Slow modes in passive advection

TL;DR

This paper investigates the origin of anomalous scaling in passive scalar advection within the Kraichnan model, linking it to slow resonance modes and their organization, and explores the stationary state with smooth velocities using quantum analogies.

Contribution

It reveals the organization of slow modes into multiplets and connects the scalar's stationary distribution to a Calogero-Sutherland quantum problem.

Findings

Identification of slow resonance modes causing anomalous scaling

Explicit solution for the scalar's stationary state with smooth velocities

Connection between scalar distribution and Calogero-Sutherland Hamiltonian

Abstract

The anomalous scaling in the Kraichnan model of advection of the passive scalar by a random velocity field with non-smooth spatial behavior is traced down to the presence of slow resonance-type collective modes of the stochastic evolution of fluid trajectories.

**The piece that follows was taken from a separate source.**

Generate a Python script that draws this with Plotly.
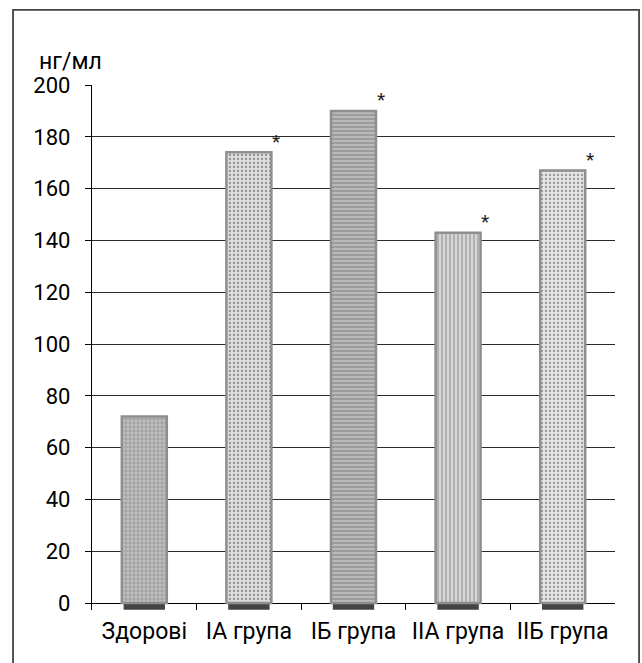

We show that the slow modes are organized into infinite multiplets of descendants of the primary conserved modes. Their presence is linked to the non-deterministic behavior of the Lagrangian trajectories at high Reynolds numbers caused by the sensitive dependence on initial conditions within the viscous range where the velocity fields are more regular. Revisiting the Kraichnan model with smooth velocities we describe the explicit solution for the stationary state of the scalar. The properties of the probability distribution function of the smeared scalar in this state are related to a quantum mechanical problem involving the Calogero-Sutherland Hamiltonian with a potential.